Why, on balance, Grayling was right

Posted by Christie Malry on April 5, 2010 at 10:49 pm

This isn't an easy post to write. Before I write it, I want to get this out on the record. Although I may be an economic hardliner, I am a social liberal. I believe fervently in people's rights to live their lives however they want to, so long as their behaviour doesn't interfere in the private lives of others. And that includes the right of people to be gay.

Galveston B&BThat said, I've watched with disappointment the media furore over comments made by Chris Grayling about the rights of bed and breakfast owners to refuse to allow gay couples to stay in a single room. The media has presented this as an example ("as if it were needed," I hear you cry) of old-school Tory bigotry. But the issues raised by Grayling's musings are much more finely balanced. He was very careful to stress that he saw a distinction between B&Bs and hotels. This makes it clear that his views aren't prompted by anti-gay sentiment. Instead, he views the rights of the individual in their own home as more important. At the heart is the conflict between the private rights of the individual and the public rights of the state.

Clashes between the rights of individuals and the state aren't always easy to resolve, especially when they involve an individual's home. Take the case last year of two police officers who were collaborating on their childcare arrangements. They thought that their non-cash arrangement should be nobody else's business but their own. Yet Ofsted inspectors disagreed, and asked them to call a halt to their arrangements. Ed Balls later intervened to clarify that he didn't think that had been the law's intention.

Similar arguments were raised in relation to the government's ban on smoking in public places. Although the ban has improved the environment for many millions of workers, it's disingenuous to pretend that the ban covers "public" places. The targets of the ban are largely private businesses. One could argue that these businesses, especially those which adjoin the proprietor's home (such as a public house), should be allowed to determine their own smoking arrangements. [And, indeed, ironically enough, many truly public places - parks, streets, bus stops, etc. - are still not covered by the government's smoking ban, although the government is thinking about going further]
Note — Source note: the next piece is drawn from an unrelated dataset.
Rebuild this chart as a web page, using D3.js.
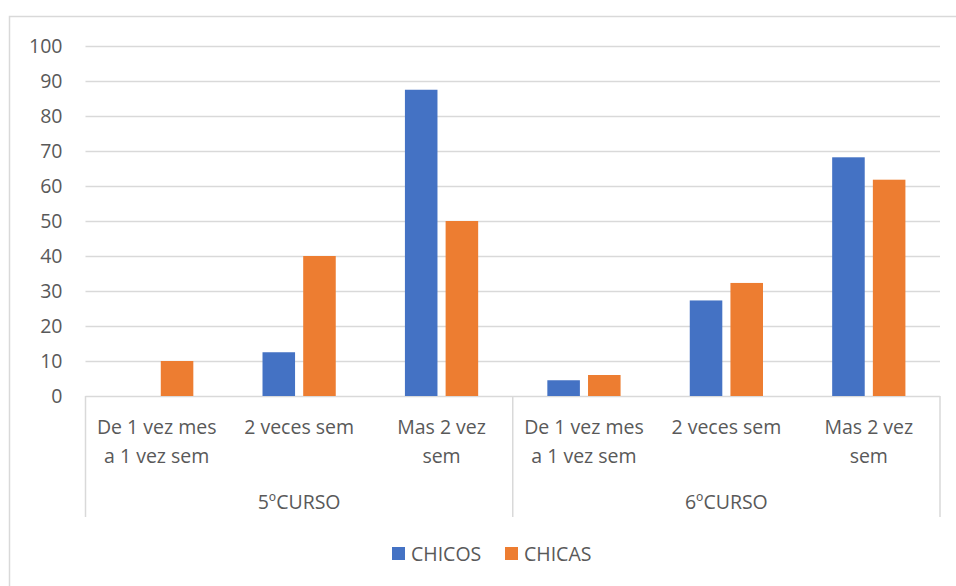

No blacks, no dogs, no irishAnd although one gay couple turned away from a B&B have told the press that they were shocked and embarrassed by the snub, it's unclear that the law is the right way to fix this sort of a problem. Do we really want our police spending time investigating crimes of this sort when they could be focussing their attention on matters that the public would perhaps afford greater priority, such as street robbery or violence? Is this law even enforceable? For example, many pubs require patrons to wear a shirt and shoes, or they won't be served, so we accept in certain (perhaps trivial) situations the rights of the business manager to discriminate. Are there to be no legitimate reasons for a B&B owner to refuse to serve a customer, whether gay or not? As Neil Midgley points out in the Telegraph, gay clubs can - and should be able to - ban bigoted B&B owners, so the rights are hardly symmetrical.

The market solution in this situation would be to allow businesses to choose which segments of the market they wish to sell to. And indeed there are B&Bs which market themselves directly as gay-friendly (look, here's one I picked at random from Google). That would avoid having to impinge upon the private property rights of owners, but marketing alone might not be enough to overcome hardened "no blacks, no Irish" cases. Yet, I find the argument that B&B owners should accept this regulation without question or close down deeply unpalatable.

So there are no easy answers. My personal view is that Grayling is technically right. Yet his views, coming as they do as a general election is about to be announced, are as much lousy politics as they are brilliant philosophy.

But there is one significant good news story as a result of this sorry affair. And that's the very fact that The Guardian, a national newspaper, felt that there was a story there at all, and that the story did indeed have "legs". That suggests that there is, generally speaking, sympathy for gays in modern society. A generation ago, that would have been almost inconceivable. Some have portrayed this change towards more social liberalism as Labour's legacy. I suspect that they rode the wave instead of creating it, but it's certainly a change for the better. Meantime, another Labour legacy - a gradual, creeping, insidious encroachment upon the private sphere by the state - is a lot less welcome.